Le Nouvelliste, 6 avril 2020
Coronavirus: la lettre à nos aînés de Sabine Dormond
Montreux, le 6 avril 2020
Chère madame
Même si on ne se connait pas et que le tutoiement est indécent, permets-moi de t’appeler
grand-maman, de m’imaginer que tu ressembles un peu aux miennes et acceptes de recevoir
à leur place ces mots que la vie ne m’a laissé le temps de leur adresser, parce que les
grand-mères partent toujours avant que leurs petits-enfants aient pleinement réalisé la
place qu’elles tiennent dans leur cœur et l’empreinte qu’elles laissent dans leur vie.
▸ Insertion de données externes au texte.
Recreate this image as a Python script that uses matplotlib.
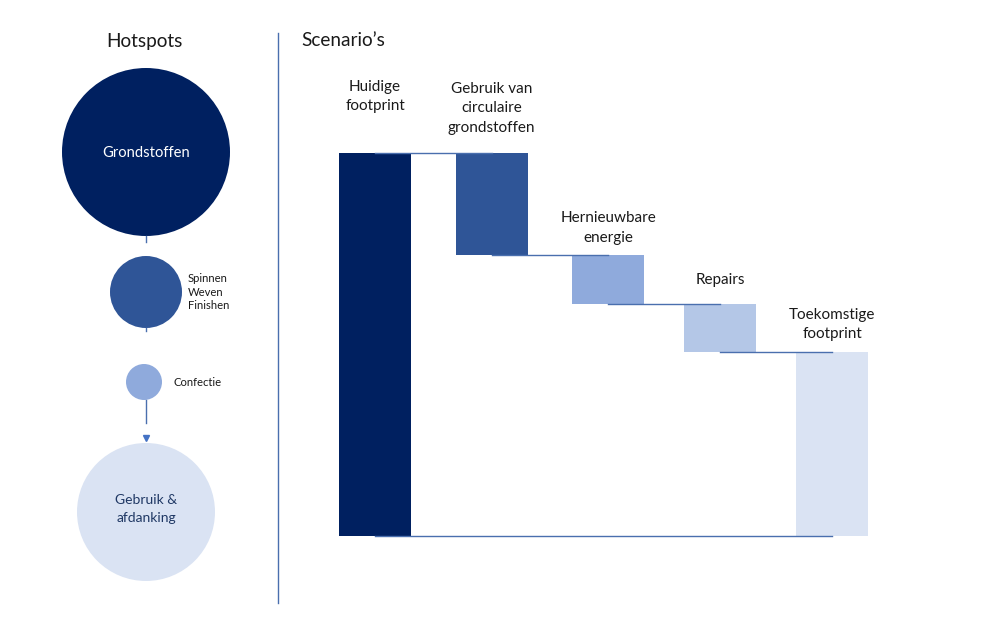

La tienne, de vie a été incomparablement plus dure que la mienne. Tu as vu passer très
tôt la faux de la Camarde, orpheline et séparée du reste de la fratrie, un grave
accident t’a partiellement ôté l’ouïe, tu n’entendais que d’un côté, c’était l’époque où
on soignait les caries en arrachant les dents, tu as connu la guerre, tu as fini par
perdre un de tes fils et puis c’est ta tête que tu as égarée. Je n’oublierai jamais ce
jour où je t’ai trouvée en larmes au bout d’un couloir, seule et recroquevillée dans ton
fauteuil. Tu attendais ta maman, étonnée de ne pas la voir arriver, une maman décédée un
siècle auparavant.
Alors le virus à côté et même une pandémie, ça te fait rigoler, toi qui en as vu tant
d’autres. Ce qui est moins drôle, c’est qu’on t’isole, on te prive de visite, voir la
famille par écran interposé, c’est comme substituer le solarium à l’été, on te punit
injustement, toi qui as si peu pris part à cette folie qu’est devenu le monde
d’aujourd’hui. Et tu te dis une fois de plus que t’es pas de la bonne époque.
Quand le vent de la liberté a soufflé en mai 68, tu avais déjà pris le pli de l’école
ménagère. Unie pour le meilleur et pour le pire, tu as vécu la révolution sexuelle par
procuration. Le droit de vote, tu l’as accueilli toute imprégnée de la conviction que
ton mari avait raison. Et tu n’as jamais songé à lui contester le droit de gérer ton
salaire.
Tu as appris à ne pas faire de vague, tu n’aimes pas déranger, tu t’excuses presque de
durer si longtemps et de coûter si cher. Alors, ces diktats qui te privent d’oxygène,
qui remplacent le vent du dehors par l’air conditionné, tu les accueilles sans
rouspéter. Les jeunes ont déjà bien assez de soucis. Tu ne voudrais surtout pas les
contaminer.
Tu t’habitues à les voir à distance, tu t’appliques à sourire à l’écran, tu te dis que
c’était mieux avant, mais n’en laisses rien paraître. Demain peut-être, les choses
redeviendront comme jadis et les jeunes diront que c’est le progrès.